All these craftsmen played a part in defining the 19th century violin, albeit based entirely on the designs of Stradivari and, to only a slightly lesser extent, del Gesù. As part of their craft, these makers, and in particular the entrepreneurial Vuillaume, became dealers, researchers and historians. There was a general realisation by makers that something had been lost in the previous century, whether it was a secret recipe or a particular approach, that needed to be rediscovered. A new breed of copyists and even forgers took over from the artisans of the past who had unselfconsciously produced instruments in their own idiosyncratic style. The pool of old and valuable instruments had increased to such an extent that there was more profit to be made in dealing and imitating old violins than in making new ones. The emphasis of the violin makers business shifted decisively towards old instruments as collectible and valuable items as much as tools of the working musician.

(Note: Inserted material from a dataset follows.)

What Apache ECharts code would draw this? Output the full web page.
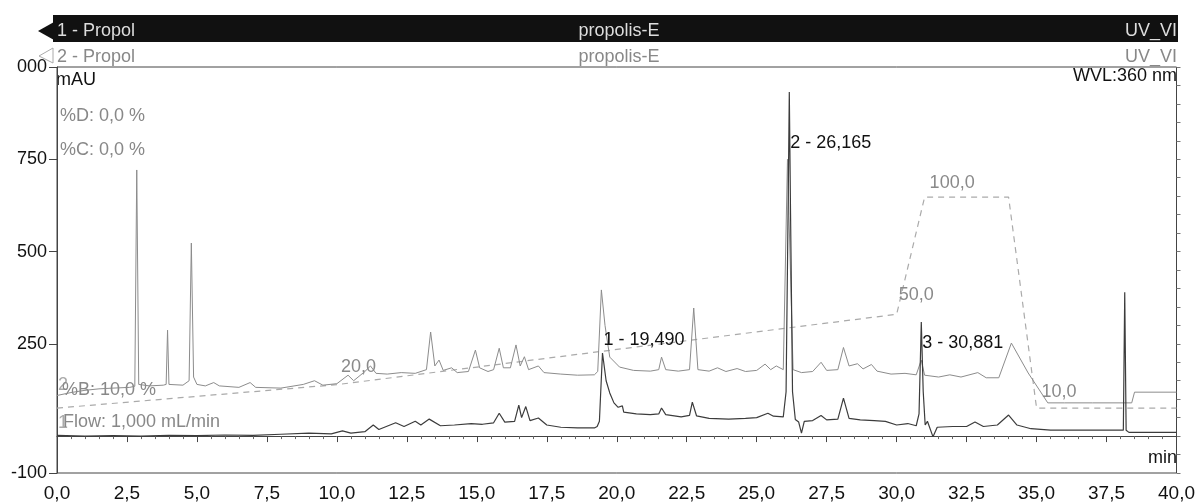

Violins had long been valued both as antiques and mature instruments. Old lutes with a ripe tone were prized more highly than new ones even in the 16th and 17th centuries, and the same notion quickly attached to violins. The sound of stringed instruments unarguably improves with age, but an instrument must be made with a certain delicacy in order to resonate freely. And if made too lightly or carelessly, the instrument will not last long enough to benefit from the effects of time. One of the most important aspects of Andrea Amati’s design for the violin was its strength and durability. Fragile old lutes quickly became irreparable, but violins with their strong, architecturally arched plates and protective overhang around the ribs are not only resilient, but almost endlessly repairable. The rib margin allows the plates to be removed relatively easily, repairs made, and the parts reassembled with considerable tolerance for the shifting tensions and dimensions of such a highly stressed wooden structure. Old violins have survived for far longer than lutes or viols. There are practical limits to the number of times a violin can be rescued from accidental damage, but so far there is no evidence that one can be played-out or exhausted.

J.B. Vuillaume

Demand reached new heights when the great Italian players Viotti and Paganini became celebrities

1968 catalogue entry for ex-Viotti; ex-Marie Hall Stradivari violin
The 1968 Sotheby's catalogue entry for the 'ex-Viotti; ex-Marie-Hall' Stradivari violin, 1709. It was the world record price for a musical instrument at the time, selling for £22,000.
Nicolò Paganini with his ‘Canon’ del Gesù. The popularity of Paganini and Viotti in the late 18th century increased the demand for 18th century Italian instruments, particularly those made in Cremona

Such enduring quality is obviously a stimulus to investment. As the value of old violins steadily increased, interest shifted from the new products of the workshop to the stock of the dealer’s showroom. Demand reached new heights when the great Italian players Viotti and Paganini became celebrities, in all the modern senses of the word, throughout Europe. Viotti, the ‘father of modern violin technique’, played throughout Europe in the late 18th century and settled in London, where he died in 1829. Paganini came soon after, playing his first concerts to astonished audiences outside Italy in the 1830s. Both men were closely identified with the Stradivari and Guarneri instruments they played, and they stimulated a new market for Cremonese violins. Collecting and acquiring old instruments simply for their status and investment value developed. With this, the unique position of the Italian violin as a supreme instrument of music, a piece of individual craftsmanship of unrivalled beauty, a historical and collectible object, and to top it all, a copper-bottomed investment, was secured.

The names every investor, player and collector knows and looks for are Italian, and the most resonant of them all are Stradivari and Cremona.